__Data__.
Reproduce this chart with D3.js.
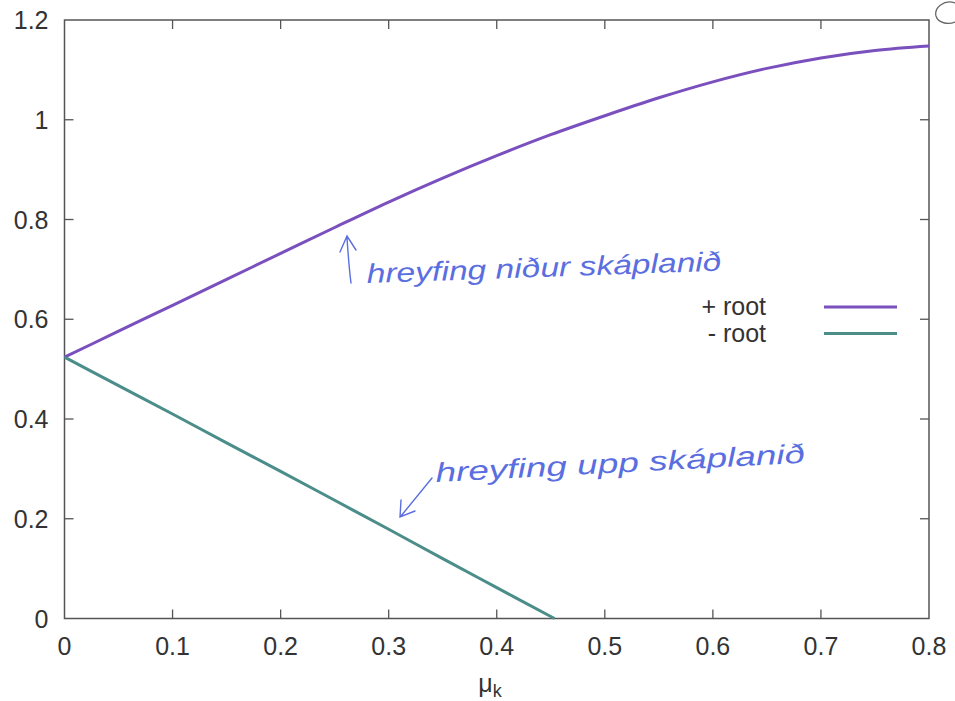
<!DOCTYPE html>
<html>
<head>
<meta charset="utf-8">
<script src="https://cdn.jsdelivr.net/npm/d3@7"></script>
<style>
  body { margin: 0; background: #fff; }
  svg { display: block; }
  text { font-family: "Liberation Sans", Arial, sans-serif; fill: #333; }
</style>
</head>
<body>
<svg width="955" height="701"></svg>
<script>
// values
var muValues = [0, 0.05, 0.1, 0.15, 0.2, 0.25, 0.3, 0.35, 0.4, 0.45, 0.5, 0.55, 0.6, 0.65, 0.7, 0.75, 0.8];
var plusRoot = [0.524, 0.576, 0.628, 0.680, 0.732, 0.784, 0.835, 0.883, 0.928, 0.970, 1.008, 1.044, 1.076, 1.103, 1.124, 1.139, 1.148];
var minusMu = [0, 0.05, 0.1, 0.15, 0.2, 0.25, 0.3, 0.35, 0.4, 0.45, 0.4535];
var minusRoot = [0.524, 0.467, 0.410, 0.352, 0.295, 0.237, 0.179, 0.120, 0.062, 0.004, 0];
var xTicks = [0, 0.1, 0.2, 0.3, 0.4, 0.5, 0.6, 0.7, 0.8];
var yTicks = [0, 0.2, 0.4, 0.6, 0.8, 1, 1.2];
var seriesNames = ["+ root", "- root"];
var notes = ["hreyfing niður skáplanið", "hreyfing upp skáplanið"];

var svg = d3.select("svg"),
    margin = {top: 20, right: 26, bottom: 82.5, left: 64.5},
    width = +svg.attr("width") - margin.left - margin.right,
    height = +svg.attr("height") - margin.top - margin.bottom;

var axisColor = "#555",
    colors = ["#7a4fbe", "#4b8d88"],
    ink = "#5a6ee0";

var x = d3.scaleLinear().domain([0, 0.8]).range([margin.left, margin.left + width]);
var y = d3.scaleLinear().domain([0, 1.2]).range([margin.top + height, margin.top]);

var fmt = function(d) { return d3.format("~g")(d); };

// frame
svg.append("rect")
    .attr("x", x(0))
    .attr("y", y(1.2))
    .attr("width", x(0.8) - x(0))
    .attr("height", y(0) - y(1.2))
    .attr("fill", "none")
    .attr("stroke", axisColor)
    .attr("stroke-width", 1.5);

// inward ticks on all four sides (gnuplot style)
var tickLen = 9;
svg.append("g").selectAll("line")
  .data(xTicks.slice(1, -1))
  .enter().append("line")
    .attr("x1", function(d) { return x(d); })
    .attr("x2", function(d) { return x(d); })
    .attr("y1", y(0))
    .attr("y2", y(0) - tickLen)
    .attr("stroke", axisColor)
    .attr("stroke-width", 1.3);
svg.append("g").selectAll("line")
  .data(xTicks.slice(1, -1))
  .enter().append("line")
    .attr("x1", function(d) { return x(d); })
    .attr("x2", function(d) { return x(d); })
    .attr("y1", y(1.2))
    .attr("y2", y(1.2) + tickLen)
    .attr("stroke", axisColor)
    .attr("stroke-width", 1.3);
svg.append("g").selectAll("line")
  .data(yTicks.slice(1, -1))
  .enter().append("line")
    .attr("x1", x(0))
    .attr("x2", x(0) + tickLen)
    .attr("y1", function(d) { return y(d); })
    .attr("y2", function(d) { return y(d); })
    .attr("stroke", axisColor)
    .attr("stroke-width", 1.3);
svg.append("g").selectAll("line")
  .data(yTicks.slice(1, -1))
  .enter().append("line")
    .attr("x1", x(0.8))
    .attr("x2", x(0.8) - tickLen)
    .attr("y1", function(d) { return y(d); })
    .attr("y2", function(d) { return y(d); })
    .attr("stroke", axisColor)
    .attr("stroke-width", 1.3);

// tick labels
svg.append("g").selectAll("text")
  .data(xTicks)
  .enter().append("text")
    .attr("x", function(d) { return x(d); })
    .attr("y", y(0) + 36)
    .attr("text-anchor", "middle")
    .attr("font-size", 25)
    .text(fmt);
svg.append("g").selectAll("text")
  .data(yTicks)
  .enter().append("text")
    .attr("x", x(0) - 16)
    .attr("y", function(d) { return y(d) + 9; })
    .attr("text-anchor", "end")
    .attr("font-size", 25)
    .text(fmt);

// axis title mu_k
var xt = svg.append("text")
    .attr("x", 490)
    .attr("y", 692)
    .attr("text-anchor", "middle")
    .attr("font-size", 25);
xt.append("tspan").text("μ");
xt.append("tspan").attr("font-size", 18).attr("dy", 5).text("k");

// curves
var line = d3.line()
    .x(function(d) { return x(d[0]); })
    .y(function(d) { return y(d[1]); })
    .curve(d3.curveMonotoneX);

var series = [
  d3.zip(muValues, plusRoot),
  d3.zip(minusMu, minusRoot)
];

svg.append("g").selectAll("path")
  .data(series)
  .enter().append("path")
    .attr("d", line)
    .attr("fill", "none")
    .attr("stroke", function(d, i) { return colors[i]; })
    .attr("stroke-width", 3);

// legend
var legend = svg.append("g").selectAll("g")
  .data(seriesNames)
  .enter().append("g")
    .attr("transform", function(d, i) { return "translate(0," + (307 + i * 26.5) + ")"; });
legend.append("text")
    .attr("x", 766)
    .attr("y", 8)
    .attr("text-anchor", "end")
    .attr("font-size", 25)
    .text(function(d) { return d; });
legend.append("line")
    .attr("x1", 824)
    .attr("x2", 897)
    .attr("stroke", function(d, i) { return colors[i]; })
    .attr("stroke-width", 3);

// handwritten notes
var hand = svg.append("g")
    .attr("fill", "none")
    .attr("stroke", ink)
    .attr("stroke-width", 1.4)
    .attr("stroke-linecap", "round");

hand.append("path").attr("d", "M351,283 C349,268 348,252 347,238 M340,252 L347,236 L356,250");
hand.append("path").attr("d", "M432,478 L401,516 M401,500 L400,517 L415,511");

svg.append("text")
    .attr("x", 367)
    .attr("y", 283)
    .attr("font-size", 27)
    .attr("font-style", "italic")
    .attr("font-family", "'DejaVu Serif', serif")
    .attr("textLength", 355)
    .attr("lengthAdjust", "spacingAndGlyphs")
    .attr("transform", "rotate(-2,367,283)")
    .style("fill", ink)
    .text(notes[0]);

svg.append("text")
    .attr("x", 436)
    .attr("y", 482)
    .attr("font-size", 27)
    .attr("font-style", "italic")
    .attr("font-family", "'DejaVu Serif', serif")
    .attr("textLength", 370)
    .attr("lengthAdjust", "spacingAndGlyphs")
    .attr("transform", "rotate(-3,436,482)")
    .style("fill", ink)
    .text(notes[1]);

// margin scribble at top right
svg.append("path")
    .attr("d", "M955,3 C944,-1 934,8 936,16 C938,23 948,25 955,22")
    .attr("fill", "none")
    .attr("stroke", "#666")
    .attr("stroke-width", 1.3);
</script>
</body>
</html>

__Task description__. Omit pictures; set down the rest of the material word for word.

__Result below__.
Reproduce this chart with D3.js.
<!DOCTYPE html>
<html>
<head>
<meta charset="utf-8">
<script src="https://cdn.jsdelivr.net/npm/d3@7"></script>
<style>
  body { margin: 0; background: #fff; }
  svg { display: block; }
  text { font-family: "Liberation Sans", Arial, sans-serif; fill: #333; }
</style>
</head>
<body>
<svg width="955" height="701"></svg>
<script>
// values
var muValues = [0, 0.05, 0.1, 0.15, 0.2, 0.25, 0.3, 0.35, 0.4, 0.45, 0.5, 0.55, 0.6, 0.65, 0.7, 0.75, 0.8];
var plusRoot = [0.524, 0.576, 0.628, 0.680, 0.732, 0.784, 0.835, 0.883, 0.928, 0.970, 1.008, 1.044, 1.076, 1.103, 1.124, 1.139, 1.148];
var minusMu = [0, 0.05, 0.1, 0.15, 0.2, 0.25, 0.3, 0.35, 0.4, 0.45, 0.4535];
var minusRoot = [0.524, 0.467, 0.410, 0.352, 0.295, 0.237, 0.179, 0.120, 0.062, 0.004, 0];
var xTicks = [0, 0.1, 0.2, 0.3, 0.4, 0.5, 0.6, 0.7, 0.8];
var yTicks = [0, 0.2, 0.4, 0.6, 0.8, 1, 1.2];
var seriesNames = ["+ root", "- root"];
var notes = ["hreyfing niður skáplanið", "hreyfing upp skáplanið"];

var svg = d3.select("svg"),
    margin = {top: 20, right: 26, bottom: 82.5, left: 64.5},
    width = +svg.attr("width") - margin.left - margin.right,
    height = +svg.attr("height") - margin.top - margin.bottom;

var axisColor = "#555",
    colors = ["#7a4fbe", "#4b8d88"],
    ink = "#5a6ee0";

var x = d3.scaleLinear().domain([0, 0.8]).range([margin.left, margin.left + width]);
var y = d3.scaleLinear().domain([0, 1.2]).range([margin.top + height, margin.top]);

var fmt = function(d) { return d3.format("~g")(d); };

// frame
svg.append("rect")
    .attr("x", x(0))
    .attr("y", y(1.2))
    .attr("width", x(0.8) - x(0))
    .attr("height", y(0) - y(1.2))
    .attr("fill", "none")
    .attr("stroke", axisColor)
    .attr("stroke-width", 1.5);

// inward ticks on all four sides (gnuplot style)
var tickLen = 9;
svg.append("g").selectAll("line")
  .data(xTicks.slice(1, -1))
  .enter().append("line")
    .attr("x1", function(d) { return x(d); })
    .attr("x2", function(d) { return x(d); })
    .attr("y1", y(0))
    .attr("y2", y(0) - tickLen)
    .attr("stroke", axisColor)
    .attr("stroke-width", 1.3);
svg.append("g").selectAll("line")
  .data(xTicks.slice(1, -1))
  .enter().append("line")
    .attr("x1", function(d) { return x(d); })
    .attr("x2", function(d) { return x(d); })
    .attr("y1", y(1.2))
    .attr("y2", y(1.2) + tickLen)
    .attr("stroke", axisColor)
    .attr("stroke-width", 1.3);
svg.append("g").selectAll("line")
  .data(yTicks.slice(1, -1))
  .enter().append("line")
    .attr("x1", x(0))
    .attr("x2", x(0) + tickLen)
    .attr("y1", function(d) { return y(d); })
    .attr("y2", function(d) { return y(d); })
    .attr("stroke", axisColor)
    .attr("stroke-width", 1.3);
svg.append("g").selectAll("line")
  .data(yTicks.slice(1, -1))
  .enter().append("line")
    .attr("x1", x(0.8))
    .attr("x2", x(0.8) - tickLen)
    .attr("y1", function(d) { return y(d); })
    .attr("y2", function(d) { return y(d); })
    .attr("stroke", axisColor)
    .attr("stroke-width", 1.3);

// tick labels
svg.append("g").selectAll("text")
  .data(xTicks)
  .enter().append("text")
    .attr("x", function(d) { return x(d); })
    .attr("y", y(0) + 36)
    .attr("text-anchor", "middle")
    .attr("font-size", 25)
    .text(fmt);
svg.append("g").selectAll("text")
  .data(yTicks)
  .enter().append("text")
    .attr("x", x(0) - 16)
    .attr("y", function(d) { return y(d) + 9; })
    .attr("text-anchor", "end")
    .attr("font-size", 25)
    .text(fmt);

// axis title mu_k
var xt = svg.append("text")
    .attr("x", 490)
    .attr("y", 692)
    .attr("text-anchor", "middle")
    .attr("font-size", 25);
xt.append("tspan").text("μ");
xt.append("tspan").attr("font-size", 18).attr("dy", 5).text("k");

// curves
var line = d3.line()
    .x(function(d) { return x(d[0]); })
    .y(function(d) { return y(d[1]); })
    .curve(d3.curveMonotoneX);

var series = [
  d3.zip(muValues, plusRoot),
  d3.zip(minusMu, minusRoot)
];

svg.append("g").selectAll("path")
  .data(series)
  .enter().append("path")
    .attr("d", line)
    .attr("fill", "none")
    .attr("stroke", function(d, i) { return colors[i]; })
    .attr("stroke-width", 3);

// legend
var legend = svg.append("g").selectAll("g")
  .data(seriesNames)
  .enter().append("g")
    .attr("transform", function(d, i) { return "translate(0," + (307 + i * 26.5) + ")"; });
legend.append("text")
    .attr("x", 766)
    .attr("y", 8)
    .attr("text-anchor", "end")
    .attr("font-size", 25)
    .text(function(d) { return d; });
legend.append("line")
    .attr("x1", 824)
    .attr("x2", 897)
    .attr("stroke", function(d, i) { return colors[i]; })
    .attr("stroke-width", 3);

// handwritten notes
var hand = svg.append("g")
    .attr("fill", "none")
    .attr("stroke", ink)
    .attr("stroke-width", 1.4)
    .attr("stroke-linecap", "round");

hand.append("path").attr("d", "M351,283 C349,268 348,252 347,238 M340,252 L347,236 L356,250");
hand.append("path").attr("d", "M432,478 L401,516 M401,500 L400,517 L415,511");

svg.append("text")
    .attr("x", 367)
    .attr("y", 283)
    .attr("font-size", 27)
    .attr("font-style", "italic")
    .attr("font-family", "'DejaVu Serif', serif")
    .attr("textLength", 355)
    .attr("lengthAdjust", "spacingAndGlyphs")
    .attr("transform", "rotate(-2,367,283)")
    .style("fill", ink)
    .text(notes[0]);

svg.append("text")
    .attr("x", 436)
    .attr("y", 482)
    .attr("font-size", 27)
    .attr("font-style", "italic")
    .attr("font-family", "'DejaVu Serif', serif")
    .attr("textLength", 370)
    .attr("lengthAdjust", "spacingAndGlyphs")
    .attr("transform", "rotate(-3,436,482)")
    .style("fill", ink)
    .text(notes[1]);

// margin scribble at top right
svg.append("path")
    .attr("d", "M955,3 C944,-1 934,8 936,16 C938,23 948,25 955,22")
    .attr("fill", "none")
    .attr("stroke", "#666")
    .attr("stroke-width", 1.3);
</script>
</body>
</html>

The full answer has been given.